# What you need to do
From the very first line of the data to the line containing "var wbcCiHigh = [7400, 994];", retype everything exactly, leaving the pictures behind.

# Data excerpt
____________

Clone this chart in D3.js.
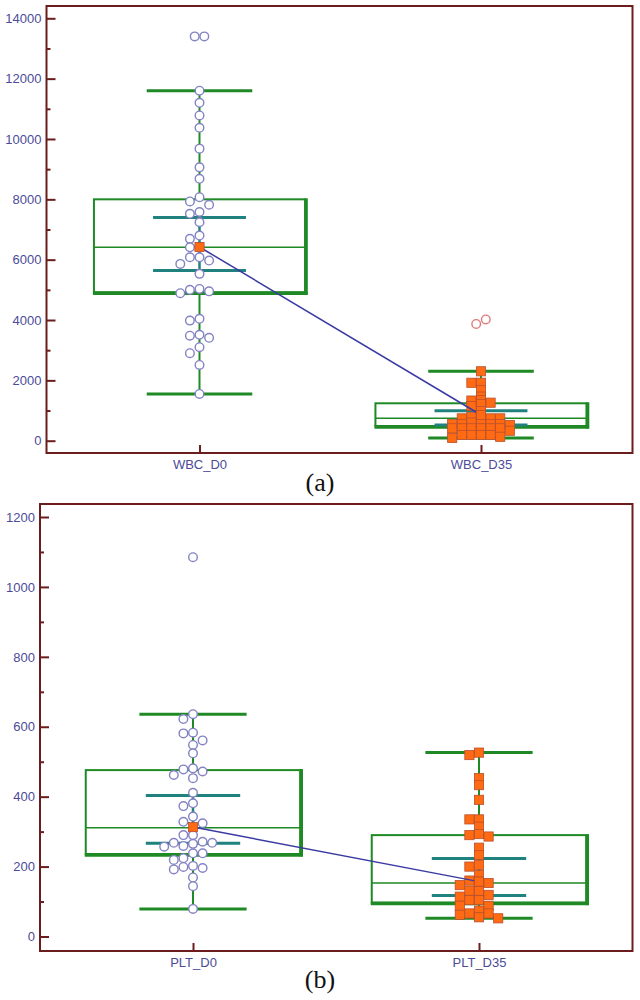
<!DOCTYPE html>
<html>
<head>
<meta charset="utf-8">
<script src="https://cdn.jsdelivr.net/npm/d3@7"></script>
<style>
  body { margin: 0; background: #fff; }
</style>
</head>
<body>
<div id="chart"></div>
<script>
// ---------- values ----------
// (a) white blood cells
var wbcCategories = ["WBC_D0", "WBC_D35"];
var wbcTicks = [0, 2000, 4000, 6000, 8000, 10000, 12000, 14000];
var wbcMinorTicks = [1000, 3000, 5000, 7000, 9000, 11000, 13000];
var wbcD0 = [11600, 11200, 10780, 10370, 9680, 9060, 8680, 8070, 7930, 7820, 7580, 7520,
             7240, 6800, 6690, 6410, 6410, 6080, 6080, 5970, 5860, 5530, 5030, 5000, 4950,
             4890, 4040, 3980, 3510, 3480, 3410, 3100, 2900, 2510, 1550];
var wbcD35 = [2300, 1920, 1920, 1680, 1460, 1350, 1330, 1260, 1220, 1150, 980, 800, 790,
              740, 740, 740, 600, 600, 550, 550, 550, 550, 520, 410, 410, 410, 410, 410,
              410, 330, 190, 190, 190, 190, 130, 90];
var wbcOutliersD0 = [13400, 13400];
var wbcOutliersD35 = [3870, 4020];
var wbcLow = [1550, 90];
var wbcQ1 = [4920, 487];
var wbcMedian = [6410, 742];
var wbcQ3 = [8000, 1240];
var wbcHigh = [11600, 2300];
var wbcMean = [6420, 852];
var wbcCiLow = [5640, 520];
var wbcCiHigh = [7400, 994];

// (b) platelets
var pltCategories = ["PLT_D0", "PLT_D35"];
var pltTicks = [0, 200, 400, 600, 800, 1000, 1200];
var pltMinorTicks = [100, 300, 500, 700, 900, 1100];
var pltD0 = [636, 622, 583, 581, 561, 548, 524, 481, 478, 472, 462, 453, 411, 381, 373, 343,
             328, 324, 290, 290, 271, 268, 268, 265, 259, 257, 238, 238, 224, 219, 202, 199,
             196, 192, 169, 144, 79];
var pltD35 = [526, 519, 453, 433, 391, 335, 335, 314, 293, 290, 286, 254, 233, 205, 200, 176,
              160, 157, 153, 147, 131, 131, 119, 114, 104, 104, 88, 88, 74, 66, 66, 62, 55, 52];
var pltOutliersD0 = [1085];
var pltOutliersD35 = [];
var pltLow = [79, 52];
var pltQ1 = [236, 97];
var pltMedian = [311, 153];
var pltQ3 = [476, 290];
var pltHigh = [636, 526];
var pltMean = [313, 157];
var pltCiLow = [267, 117];
var pltCiHigh = [403, 223];

// ---------- colours ----------
var frameColor = "#6b1c1c";
var labelColor = "#4b4b99";
var green = "#1f8a25";
var teal = "#20827e";
var navy = "#3a3aa3";
var lavender = "#8383c4";
var orange = "#ff6a12";
var orangeEdge = "#b9502e";
var pink = "#e07a7a";

var svg = d3.select("#chart")
  .append("svg")
    .attr("width", 640)
    .attr("height", 1000)
    .style("background", "#fff");

// dot-plot layout: push points sideways until they stop overlapping
// rowTol = how close two points may sit vertically before they count as one row
function swarm(values, y, d, rowTol) {
  var placed = [];
  values.map(function(v) { return {v: v, py: y(v)}; })
    .sort(function(a, b) { return a.py - b.py; })
    .forEach(function(p) {
      for (var k = 0; k < 40; k++) {
        var off = (k % 2 ? -1 : 1) * Math.ceil(k / 2);   // 0, -1, 1, -2, 2 ...
        var px = off * d;
        var hit = placed.some(function(q) {
          return Math.abs(q.px - px) < d * 0.92 && Math.abs(q.py - p.py) < rowTol;
        });
        if (!hit) { p.px = px; break; }
      }
      placed.push(p);
    });
  return placed;
}

function drawPanel(p) {
  var g = svg.append("g");
  var y = d3.scaleLinear().domain([0, p.ticks[p.ticks.length - 1]]).range(p.yRange);
  var x = d3.scalePoint().domain(p.categories).range(p.xRange).padding(0.5);
  var step = x.step();

  // frame
  g.append("rect")
    .attr("x", p.frame.l).attr("y", p.frame.t)
    .attr("width", p.frame.r - p.frame.l)
    .attr("height", p.frame.b - p.frame.t)
    .attr("fill", "none")
    .attr("stroke", frameColor)
    .attr("stroke-width", 2);

  // y axis, ticks point inward
  var yAxis = g.append("g")
    .attr("transform", "translate(" + p.frame.l + ",0)")
    .call(d3.axisLeft(y).tickValues(p.ticks).tickSize(-9).tickPadding(5)
            .tickFormat(d3.format("d")));
  var yMinor = g.append("g")
    .attr("transform", "translate(" + p.frame.l + ",0)")
    .call(d3.axisLeft(y).tickValues(p.minor).tickSize(-4).tickFormat(""));

  // x axis
  var xAxis = g.append("g")
    .attr("transform", "translate(0," + p.frame.b + ")")
    .call(d3.axisBottom(x).tickSize(-8).tickPadding(7));

  [yAxis, yMinor, xAxis].forEach(function(a) {
    a.select(".domain").remove();
    a.selectAll("line").attr("stroke", frameColor).attr("stroke-width", 2);
    a.selectAll("text")
      .attr("fill", labelColor)
      .style("font-family", "'Liberation Sans', Arial, sans-serif")
      .style("font-size", "13px");
  });

  var boxW = step * 0.75, capW = step * 0.375, ciW = step * 0.33;

  p.categories.forEach(function(c, i) {
    var cx = x(c);
    var bx = g.append("g");
    // whiskers
    bx.append("line").attr("x1", cx).attr("x2", cx)
      .attr("y1", y(p.low[i])).attr("y2", y(p.q1[i]))
      .attr("stroke", green).attr("stroke-width", 2);
    bx.append("line").attr("x1", cx).attr("x2", cx)
      .attr("y1", y(p.q3[i])).attr("y2", y(p.high[i]))
      .attr("stroke", green).attr("stroke-width", 2);
    [p.low[i], p.high[i]].forEach(function(v) {
      bx.append("line")
        .attr("x1", cx - capW / 2).attr("x2", cx + capW / 2)
        .attr("y1", y(v)).attr("y2", y(v))
        .attr("stroke", green).attr("stroke-width", 3);
    });
    // box with a heavier right / bottom edge
    var left = cx - boxW / 2, right = cx + boxW / 2;
    bx.append("rect")
      .attr("x", left).attr("y", y(p.q3[i]))
      .attr("width", boxW).attr("height", y(p.q1[i]) - y(p.q3[i]))
      .attr("fill", "none").attr("stroke", green).attr("stroke-width", 2);
    bx.append("line")
      .attr("x1", right + 1).attr("x2", right + 1)
      .attr("y1", y(p.q3[i]) - 1).attr("y2", y(p.q1[i]) + 2.5)
      .attr("stroke", green).attr("stroke-width", 3.5);
    bx.append("line")
      .attr("x1", left - 1).attr("x2", right + 2.5)
      .attr("y1", y(p.q1[i]) + 1).attr("y2", y(p.q1[i]) + 1)
      .attr("stroke", green).attr("stroke-width", 3.5);
    bx.append("line")
      .attr("x1", left).attr("x2", right)
      .attr("y1", y(p.median[i])).attr("y2", y(p.median[i]))
      .attr("stroke", green).attr("stroke-width", 1.6);
    // interval of the centre
    bx.append("line").attr("x1", cx).attr("x2", cx)
      .attr("y1", y(p.ciLow[i])).attr("y2", y(p.ciHigh[i]))
      .attr("stroke", teal).attr("stroke-width", 2.5);
    [p.ciLow[i], p.ciHigh[i]].forEach(function(v) {
      bx.append("line")
        .attr("x1", cx - ciW / 2).attr("x2", cx + ciW / 2)
        .attr("y1", y(v)).attr("y2", y(v))
        .attr("stroke", teal).attr("stroke-width", 3);
    });

    // observations
    if (i === 0) {
      var pts = swarm(p.values[i], y, 9.6, 8.2);
      g.selectAll(null).data(pts).enter().append("circle")
        .attr("cx", function(d) { return cx + d.px; })
        .attr("cy", function(d) { return d.py; })
        .attr("r", 4.3)
        .attr("fill", "#fff")
        .attr("stroke", lavender)
        .attr("stroke-width", 1.4);
    } else {
      var sq = swarm(p.values[i], y, 9.6, p.squareTol);
      g.selectAll(null).data(sq).enter().append("rect")
        .attr("x", function(d) { return cx + d.px - 4.6; })
        .attr("y", function(d) { return d.py - 4.6; })
        .attr("width", 9.2).attr("height", 9.2)
        .attr("fill", orange)
        .attr("stroke", orangeEdge)
        .attr("stroke-width", 0.8);
    }
    // outliers
    var outs = swarm(p.outliers[i], y, 9.6, 8.2);
    g.selectAll(null).data(outs).enter().append("circle")
      .attr("cx", function(d) { return cx + d.px + 4.8 * (outs.length > 1 ? 1 : 0); })
      .attr("cy", function(d) { return d.py; })
      .attr("r", 4.3)
      .attr("fill", "#fff")
      .attr("stroke", i === 0 ? lavender : pink)
      .attr("stroke-width", 1.4);
  });

  // line joining the means
  var line = d3.line()
    .x(function(d, i) { return x(p.categories[i]); })
    .y(function(d) { return y(d); });
  g.append("path")
    .attr("d", line(p.mean))
    .attr("fill", "none")
    .attr("stroke", navy)
    .attr("stroke-width", 1.5);

  g.selectAll(null).data(p.mean).enter().append("rect")
    .attr("x", function(d, i) { return x(p.categories[i]) - 4.6; })
    .attr("y", function(d) { return y(d) - 4.6; })
    .attr("width", 9.2).attr("height", 9.2)
    .attr("fill", orange)
    .attr("stroke", orangeEdge)
    .attr("stroke-width", 0.8);

  svg.append("text")
    .attr("x", 320).attr("y", p.labelY)
    .attr("text-anchor", "middle")
    .style("font-family", "'Liberation Serif', 'Times New Roman', serif")
    .style("font-size", "26px")
    .attr("fill", "#111")
    .text(p.label);
}

drawPanel({
  categories: wbcCategories, ticks: wbcTicks, minor: wbcMinorTicks,
  values: [wbcD0, wbcD35], outliers: [wbcOutliersD0, wbcOutliersD35],
  low: wbcLow, q1: wbcQ1, median: wbcMedian, q3: wbcQ3, high: wbcHigh,
  mean: wbcMean, ciLow: wbcCiLow, ciHigh: wbcCiHigh,
  frame: {l: 46.5, t: 6, r: 632.5, b: 453},
  yRange: [440.7, 18.3], xRange: [58.75, 621.75],
  squareTol: 3.2,
  label: "(a)", labelY: 491
});

drawPanel({
  categories: pltCategories, ticks: pltTicks, minor: pltMinorTicks,
  values: [pltD0, pltD35], outliers: [pltOutliersD0, pltOutliersD35],
  low: pltLow, q1: pltQ1, median: pltMedian, q3: pltQ3, high: pltHigh,
  mean: pltMean, ciLow: pltCiLow, ciHigh: pltCiHigh,
  frame: {l: 40, t: 504, r: 632.5, b: 951},
  yRange: [936.5, 517], xRange: [50, 622],
  squareTol: 6.5,
  label: "(b)", labelY: 988
});
</script>
</body>
</html>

____________

# Answer below
Clone this chart in D3.js.
<!DOCTYPE html>
<html>
<head>
<meta charset="utf-8">
<script src="https://cdn.jsdelivr.net/npm/d3@7"></script>
<style>
  body { margin: 0; background: #fff; }
</style>
</head>
<body>
<div id="chart"></div>
<script>
// ---------- values ----------
// (a) white blood cells
var wbcCategories = ["WBC_D0", "WBC_D35"];
var wbcTicks = [0, 2000, 4000, 6000, 8000, 10000, 12000, 14000];
var wbcMinorTicks = [1000, 3000, 5000, 7000, 9000, 11000, 13000];
var wbcD0 = [11600, 11200, 10780, 10370, 9680, 9060, 8680, 8070, 7930, 7820, 7580, 7520,
             7240, 6800, 6690, 6410, 6410, 6080, 6080, 5970, 5860, 5530, 5030, 5000, 4950,
             4890, 4040, 3980, 3510, 3480, 3410, 3100, 2900, 2510, 1550];
var wbcD35 = [2300, 1920, 1920, 1680, 1460, 1350, 1330, 1260, 1220, 1150, 980, 800, 790,
              740, 740, 740, 600, 600, 550, 550, 550, 550, 520, 410, 410, 410, 410, 410,
              410, 330, 190, 190, 190, 190, 130, 90];
var wbcOutliersD0 = [13400, 13400];
var wbcOutliersD35 = [3870, 4020];
var wbcLow = [1550, 90];
var wbcQ1 = [4920, 487];
var wbcMedian = [6410, 742];
var wbcQ3 = [8000, 1240];
var wbcHigh = [11600, 2300];
var wbcMean = [6420, 852];
var wbcCiLow = [5640, 520];
var wbcCiHigh = [7400, 994];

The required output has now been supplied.